Convert a checkpoint saved via save_model_and_optim_state() into unsharded model and optimizer checkpoint files that can be loaded directly with torch.load() or safetensors if use_safetensors=True.

Warning

The safetensors format cannot be used to save optimizer state, since optimizer state can contain arbitrary Python objects that need to be pickled. Therefore optim=True and use_safetensors=True is incompatible.

Warning

This should only be called in a non-distributed context. Otherwise a RuntimeError is raised.

See also

load_keys() if you only need to load and unshard certain keys in the checkpoint.

Parameters:
  • dir (Union[Path, PathLike, str]) – The path/URL to the original checkpoint created via save_model_and_optim_state().

  • target_dir (Union[Path, PathLike, str]) – The directory to save the unsharded model/optimizer checkpoint files to. This must be a local directory.

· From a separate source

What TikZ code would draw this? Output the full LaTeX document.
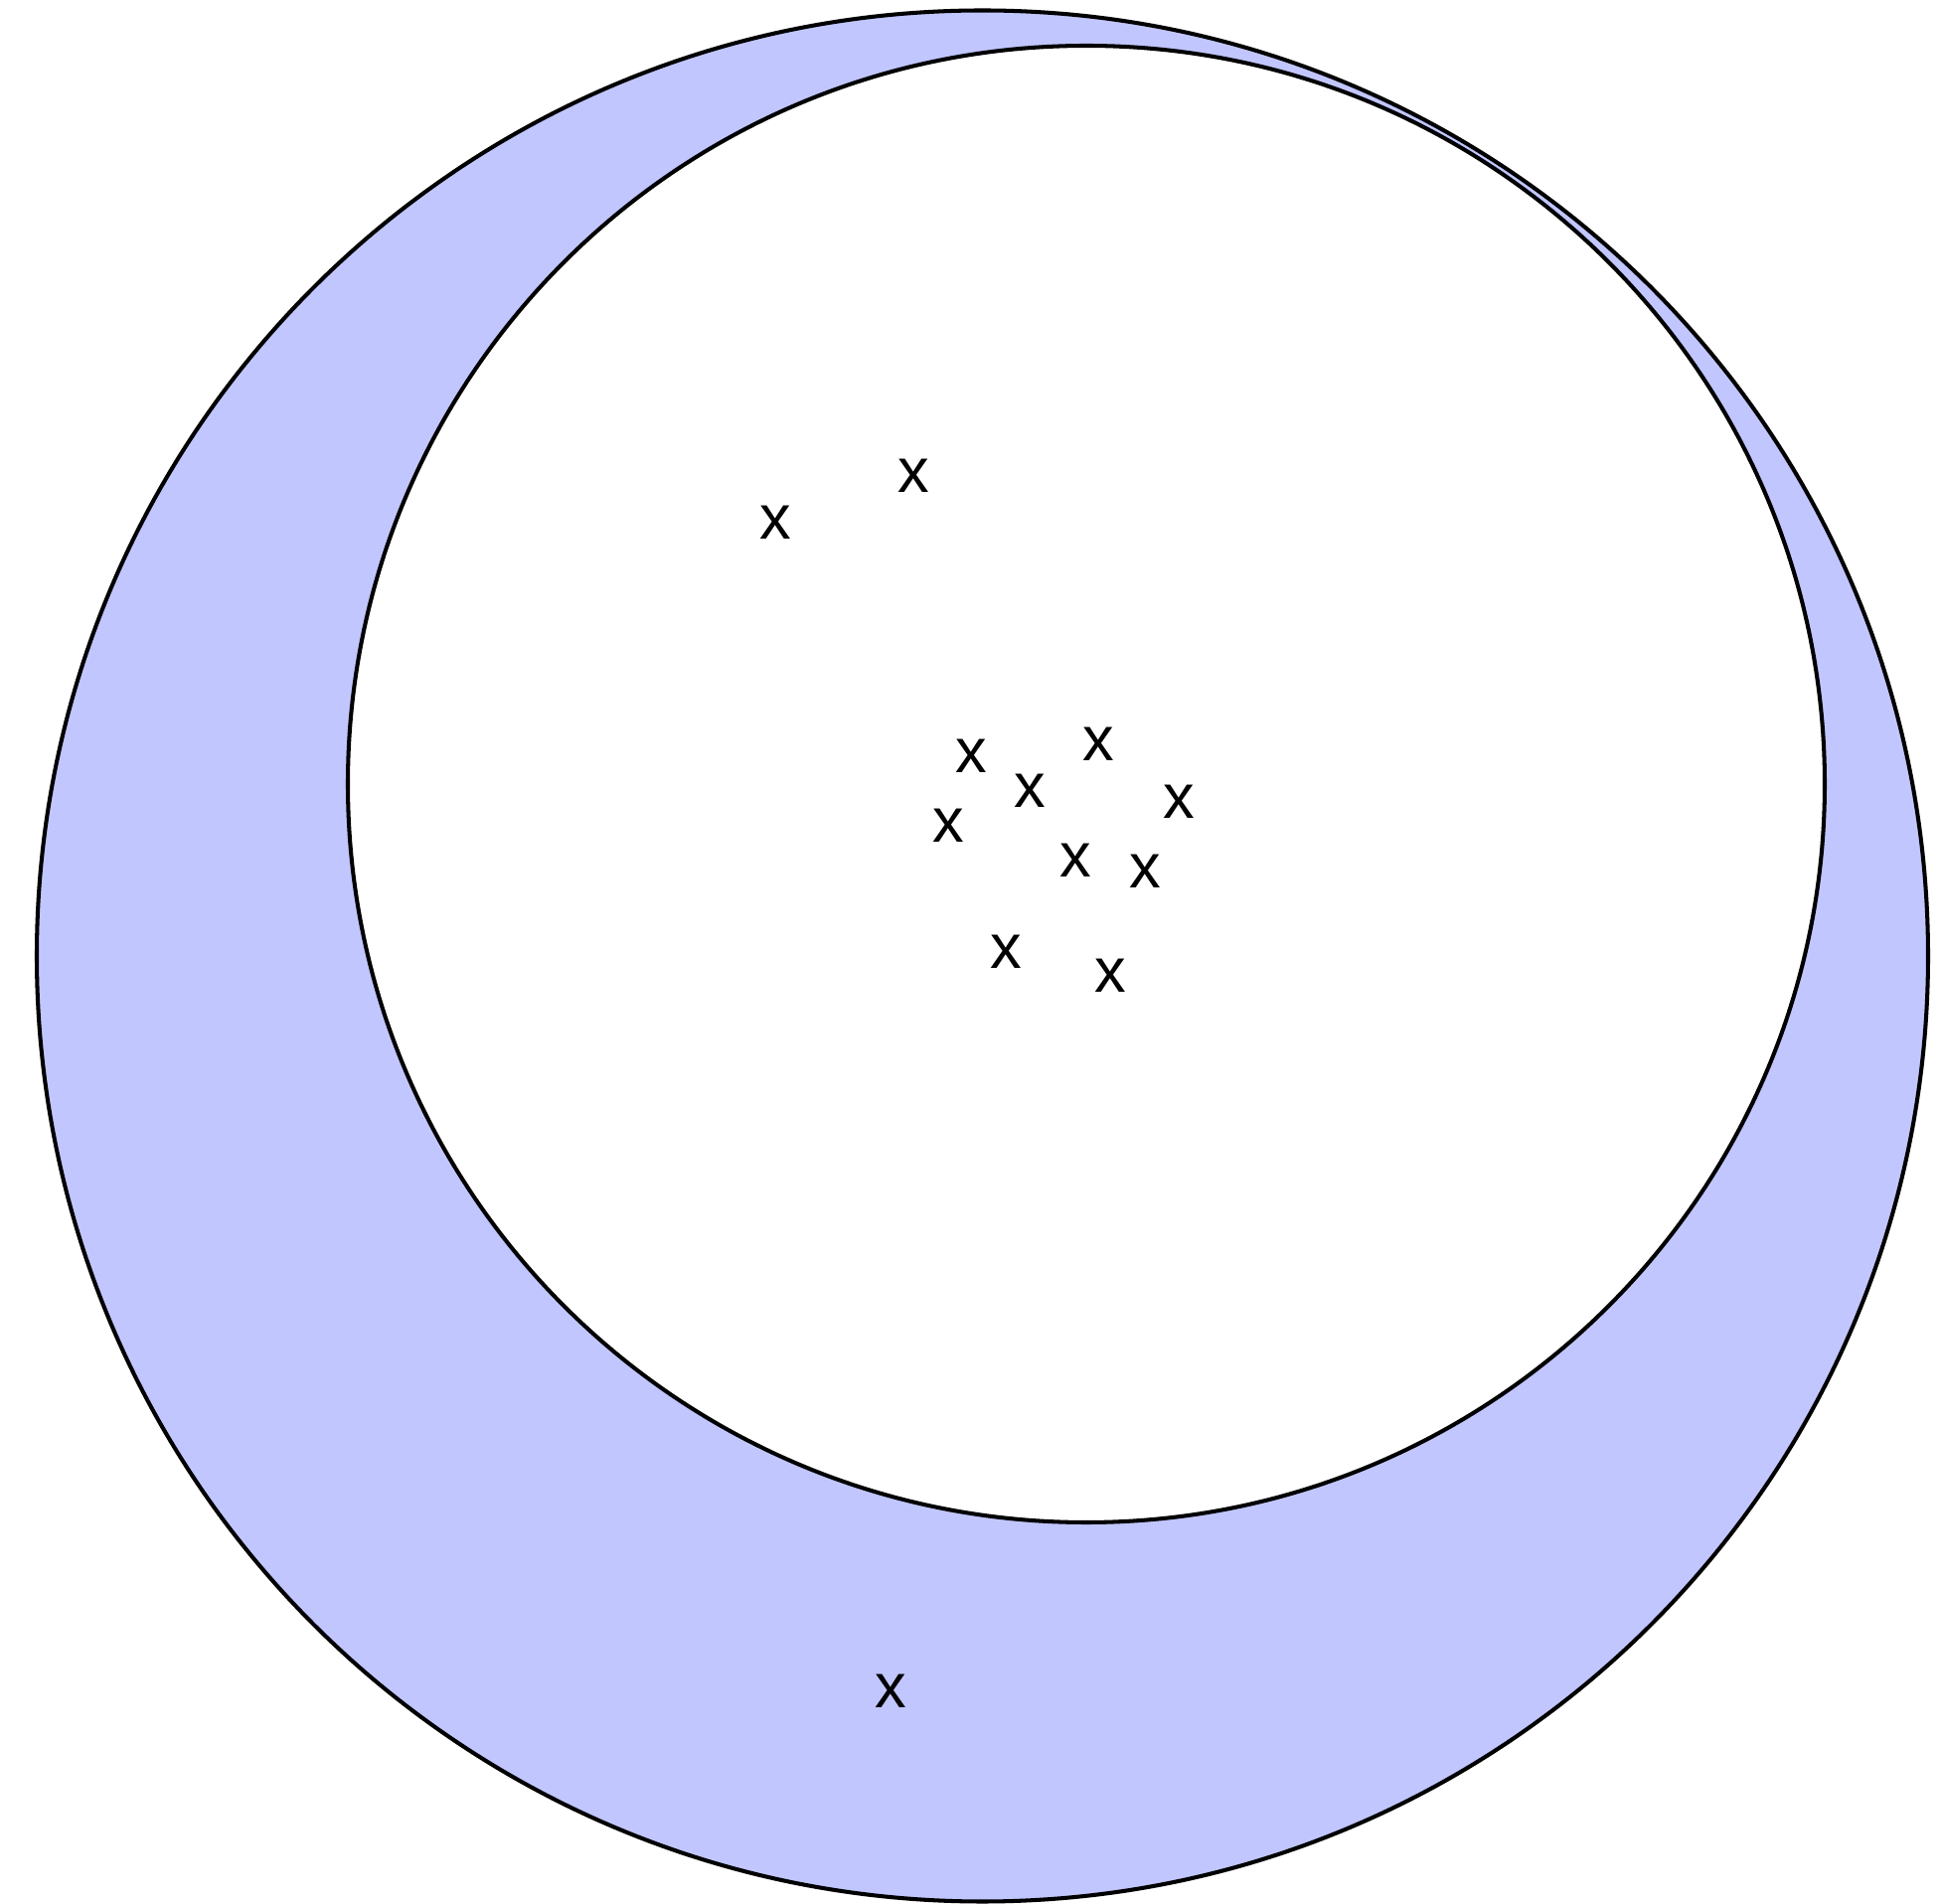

URLs are not supported.

  • optim (Optional[bool], default: None) – Whether to unshard the optimizer state. This defaults to True as long as use_safetensors=False.

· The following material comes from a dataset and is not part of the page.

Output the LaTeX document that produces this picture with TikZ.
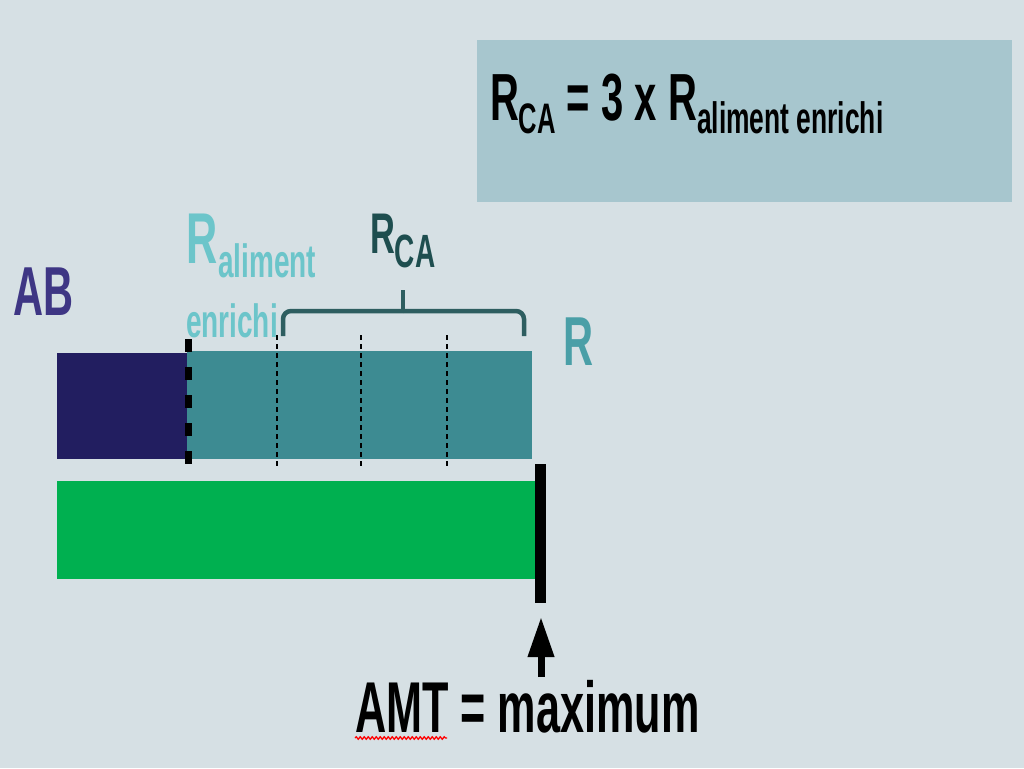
\documentclass[tikz,border=0pt]{standalone}
\usepackage{fontspec}
\newfontfamily\nar[FakeStretch=0.6]{Liberation Sans}
\usetikzlibrary{arrows.meta,decorations.pathmorphing}
\definecolor{bgc}{HTML}{D6E0E4}
\definecolor{boxc}{HTML}{A7C6CE}
\definecolor{navyc}{HTML}{221E60}
\definecolor{tealc}{HTML}{3D8B92}
\definecolor{greenc}{HTML}{00B050}
\definecolor{abc}{HTML}{3E3684}
\definecolor{rrc}{HTML}{4A9FA7}
\definecolor{ralc}{HTML}{6CC5CA}
\definecolor{rcac}{HTML}{1E4E4F}
\definecolor{bracec}{HTML}{2E5E60}
\newcommand\fs[1]{\fontsize{#1}{#1}\selectfont}
\newcommand\lowsub[3]{\raisebox{-#2}{\fs{#1}#3}}
\tikzset{
  txt/.style={inner sep=0pt, outer sep=0pt, anchor=base west, font=\nar\bfseries},
  bar/.style={draw=none},
}
\begin{document}
\begin{tikzpicture}[x=0.75pt,y=-0.75pt]
\fill[bgc] (0,0) rectangle (1024,768);
\useasboundingbox (0,0) rectangle (1024,768);
% formula box
\node[fill=boxc, minimum width=535*0.75pt, minimum height=162*0.75pt, anchor=north west, inner sep=0pt] (box) at (477,40) {};
\node[txt, font=\nar\bfseries\fs{50}] (formula) at (490,120) {R\lowsub{32}{10pt}{CA} = 3 x R\lowsub{33}{10pt}{aliment enrichi}};
% bars
\node[bar, fill=navyc, anchor=north west, minimum width=130*0.75pt, minimum height=106*0.75pt, inner sep=0pt] (ab) at (57,353) {};
\node[bar, fill=tealc, anchor=north west, minimum width=345*0.75pt, minimum height=108*0.75pt, inner sep=0pt] (r) at (187,351) {};
\node[bar, fill=greenc, anchor=north west, minimum width=479*0.75pt, minimum height=98*0.75pt, inner sep=0pt] (amtbar) at (57,481) {};
% dashed separators
\coordinate (d0t) at (188,339); \coordinate (d0b) at (188,466);
\draw[line width=7*0.75pt, dash pattern=on 13*0.75pt off 15*0.75pt] (d0t) -- (d0b);
\foreach \xx in {277,361,447}{
  \draw[line width=2.6*0.75pt, dash pattern=on 5*0.75pt off 4*0.75pt] (\xx,335) -- (\xx,467);
}
% max bar
\coordinate (mt) at (540.5,464); \coordinate (mb) at (540.5,603);
\draw[line width=11*0.75pt] (mt) -- (mb);
% labels
\node[txt, text=abc, font=\nar\bfseries\fs{52}] (labAB) at (13,315) {AB};
\node[txt, text=rrc, font=\nar\bfseries\fs{52}] (labR) at (563,365) {R};
\node[txt, text=ralc, font=\nar\bfseries\fs{54}] (labRal) at (186,263) {R};
\node[txt, text=ralc, font=\nar\bfseries\fs{35}] (labal) at (218,277) {aliment};
\node[txt, text=ralc, font=\nar\bfseries\fs{35}] (laben) at (186,337) {enrichi};
\node[txt, text=rcac, font=\nar\bfseries\fs{43}] (labRCA) at (370,253) {R\lowsub{35}{11pt}{CA}};
% brace
\draw[bracec, line width=4.5*0.75pt, rounded corners=8*0.75pt] (283,336) |- (403,311);
\draw[bracec, line width=4.5*0.75pt, rounded corners=8*0.75pt] (403,311) -| (524,336);
\draw[bracec, line width=4.5*0.75pt] (403,311) -- (403,290);
% AMT
\node[txt, font=\nar\bfseries\fs{54}] (amt) at (355,732) {AMT = maximum};
\coordinate (at) at (541,617); \coordinate (ab0) at (541,677);
\draw[line width=7*0.75pt, -{Triangle[width=25*0.75pt, length=40*0.75pt]}] (ab0) -- (at);
\draw[red, line width=1pt, decorate, decoration={snake, amplitude=1.2*0.75pt, segment length=4*0.75pt}] (355,738) -- (447,738);
\end{tikzpicture}
\end{document}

  • save_overwrite (bool, default: False) – Overwrite any existing files in target_dir.

  • use_safetensors (bool, default: False) – Save the unsharded files with safetensors.torch.save_file() instead of torch.save().

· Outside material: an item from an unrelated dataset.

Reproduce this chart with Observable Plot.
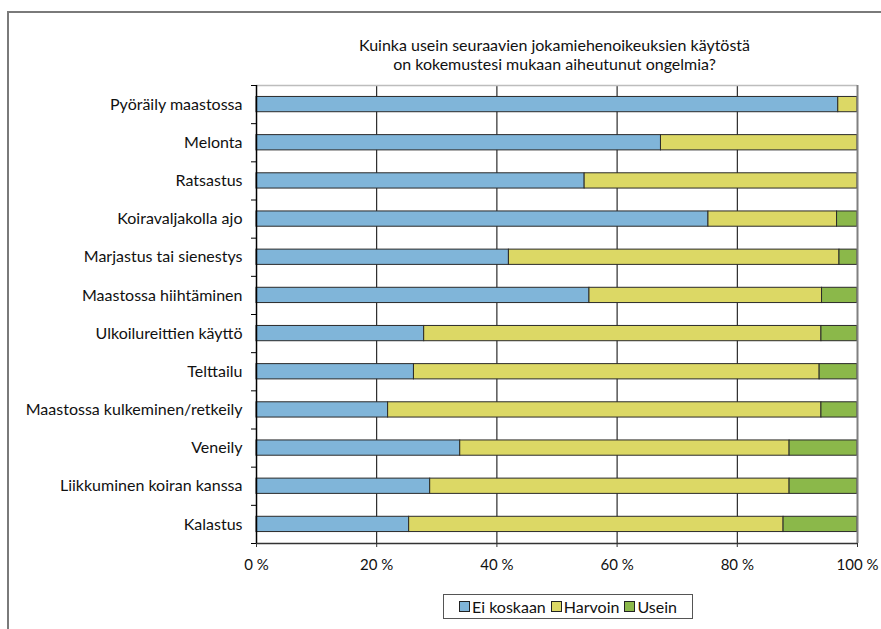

  • unshard_strategy (Optional[UnshardStrategy], default: None) – The strategy to use. Defaults to UnshardStrategy.one_file().

  • pre_download (bool, default: False) – Download and cache relevant remote checkpoint files before trying to read from them.

  • work_dir (Union[Path, PathLike, str, None], default: None) – A working directory for caching files/directories.

  • quiet (bool, default: False) – Do not show progress messages.

Return type:

Tuple[Path, Optional[Path]]

Returns:

The path to the unsharded model checkpoint and the path to the unsharded optimizer checkpoint if optim=True. These paths may represent files or directories depending on the unshard_strategy.

Raises:

FileExistsError – If the target_dir is non-empty and save_overwrite=False.

olmo_core.distributed.checkpoint.load_keys(dir, keys, *, pre_download=False, work_dir=None)[source]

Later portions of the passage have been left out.